In the past week I’ve learned of two guys whose life ended in what we would call a premature manner. One was forty-two years of age and died suddenly. The other was twenty-six years of age and he, too, died suddenly.
These things shock us.
We don’t expect those things to happen.
We understand deep within that these things shouldn’t happen- they simply are abnormalities.
Because we understand deep down inside that this is not how the world is supposed to be.
Now if the world truly evolved, or if God somehow used evolution to create (which to me seems to be a contradictory use of terms), then these things would be normal and expected. We would realize that it is simply how things are. We would probably even evolve a method/organ with which to deal with these things. We would then accept them easily and move on with life.
But we don’t do that.
We don’t do that because we cannot.
We don’t do that because death will never be normal, though it is understood that it happens.
We battle against death.
We fight it.
We hate it.
We try to avoid it.
We weep, we ache, we cry, we scream, we get angry when we lose someone to death.

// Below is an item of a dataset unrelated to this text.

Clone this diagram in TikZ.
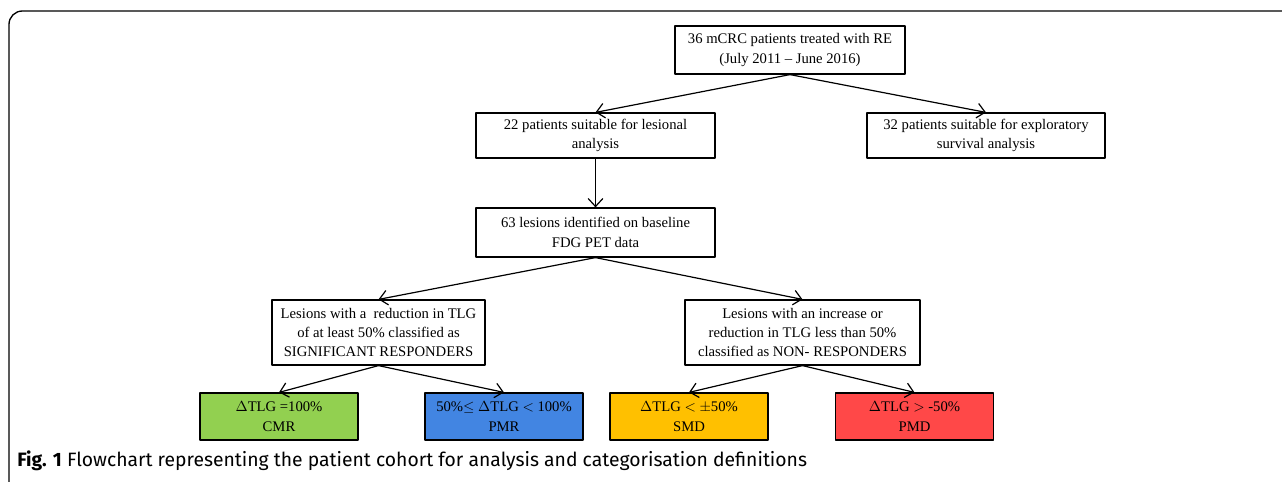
\documentclass[tikz,border=0pt]{standalone}
\usepackage{fontspec}
\setmainfont{Liberation Serif}
\newfontfamily\capfont{Fira Sans}
\usetikzlibrary{arrows.meta}
\definecolor{cmrgreen}{RGB}{146,208,80}
\definecolor{pmrblue}{RGB}{66,133,226}
\definecolor{smdorange}{RGB}{255,192,0}
\definecolor{pmdred}{RGB}{255,72,72}
\def\px{0.75pt}
\tikzset{
  box/.style={draw, line width=0.9pt, align=center, inner sep=0pt, font=\fontsize{11}{14.5}\selectfont},
  catbox/.style={box, minimum width=158*\px, minimum height=47*\px},
  conn/.style={-{Straight Barb[length=6pt,width=11pt]}, line width=0.9pt}
}
\begin{document}
\begin{tikzpicture}[x=\px, y=-\px, line join=round, line cap=round]
  \useasboundingbox (0,0) rectangle (1282,482);
  % frame
  \draw[line width=1pt, rounded corners=10] (1282,11) -- (9,11) -- (9,482);
  % cohort
  \node[box, minimum width=230*\px, minimum height=48*\px] (all) at (790,50) {36 mCRC patients treated with RE\\(July 2011 -- June 2016)};
  \node[box, minimum width=239*\px, minimum height=45*\px] (lesional) at (595.5,135.5) {22 patients suitable for lesional\\analysis};
  \node[box, minimum width=238*\px, minimum height=45*\px] (survival) at (986,135.5) {32 patients suitable for exploratory\\survival analysis};
  \node[box, minimum width=239*\px, minimum height=49*\px] (lesions) at (595.5,232.5) {63 lesions identified on baseline\\FDG PET data};
  % response groups
  \node[box, minimum width=213*\px, minimum height=65*\px] (resp) at (378.5,332.5) {Lesions with a\ \ reduction in TLG\\of at least 50\% classified as\\SIGNIFICANT RESPONDERS};
  \node[box, minimum width=235*\px, minimum height=65*\px] (nonresp) at (802.5,332.5) {Lesions with an increase or\\reduction in TLG less than 50\%\\classified as NON- RESPONDERS};
  % categories
  \node[catbox, fill=cmrgreen] (cmr) at (279,416.5) {$\Delta$TLG =100\%\\CMR};
  \node[catbox, fill=pmrblue] (pmr) at (504,416.5) {50\%$\leq$ $\Delta$TLG $<$ 100\%\\PMR};
  \node[catbox, fill=smdorange] (smd) at (689,416.5) {$\Delta$TLG $<$ $\pm$50\%\\SMD};
  \node[catbox, fill=pmdred] (pmd) at (914.5,416.5) {$\Delta$TLG $>$ -50\%\\PMD};
  \draw[conn] (all.south) -- (lesional.north);
  \draw[conn] (all.south) -- (survival.north);
  \draw[conn] (lesional.south) -- (lesions.north);
  \draw[conn] (lesions.south) -- (resp.north);
  \draw[conn] (lesions.south) -- (nonresp.north);
  \draw[conn] (resp.south) -- (cmr.north);
  \draw[conn] (resp.south) -- (pmr.north);
  \draw[conn] (nonresp.south) -- (smd.north);
  \draw[conn] (nonresp.south) -- (pmd.north);
  % caption
  \node[anchor=base west, inner sep=0pt, font=\capfont\fontsize{14.5}{16}\selectfont] (caption) at (17,466) {\textbf{Fig. 1} Flowchart representing the patient cohort for analysis and categorisation definitions};
\end{tikzpicture}
\end{document}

This is only understandable in the light of the fact that God gave us a perfect creation just as Genesis 1-2 tell us.
This is understandable in light of the fact that death is an anomaly and not part of creation.
This is also understandable in light of the fact that death results from the fall of man, and so does the accompanying heartache.
We have hope because we read of a literal redemption that is available in Christ.
We have hope because we read of a time when Christ restores Paradise to man, or man to Paradise.
We have hope because we read of a time when death is finally and forever abolished.
Once one begins to deny a literal historical narrative of creation in Genesis 1-2, he logically must deny the literal nature of the reversal of the fall and the return to Paradise.
Redemption is then a fallacy.
It is only a dream.
Christianity is then only an opiate for the uneducated, or those who are in denial.
This is not a slippery slope argument. It is about following the foolish logic of those who deny that the Creation Narrative is truly a literal historical narrative to its end.
Do these professing Christians truly wish to deny hope and peace to grieving people? In the end they are denying it by laying the foundation for the rejection of redemption and restoration. They may not deny these things, but the foundation is laid. It will not be long until there are those who will follow them and their logic to its logical conclusion.
As for me, I shall cling to Scripture and cling to hope in Christ. That is the only way that I can offer hope to others.
If that sounds pragmatic; pardon me, please. There is simply no reason or no hope in an uncreated world, and I have no desire to embrace irrationality and despair. I also refuse to subject those dear people who are in my care to hopelessness.
I choose to embrace a literal reading of the Genesis Creation Narrative because I embrace rationality and hope.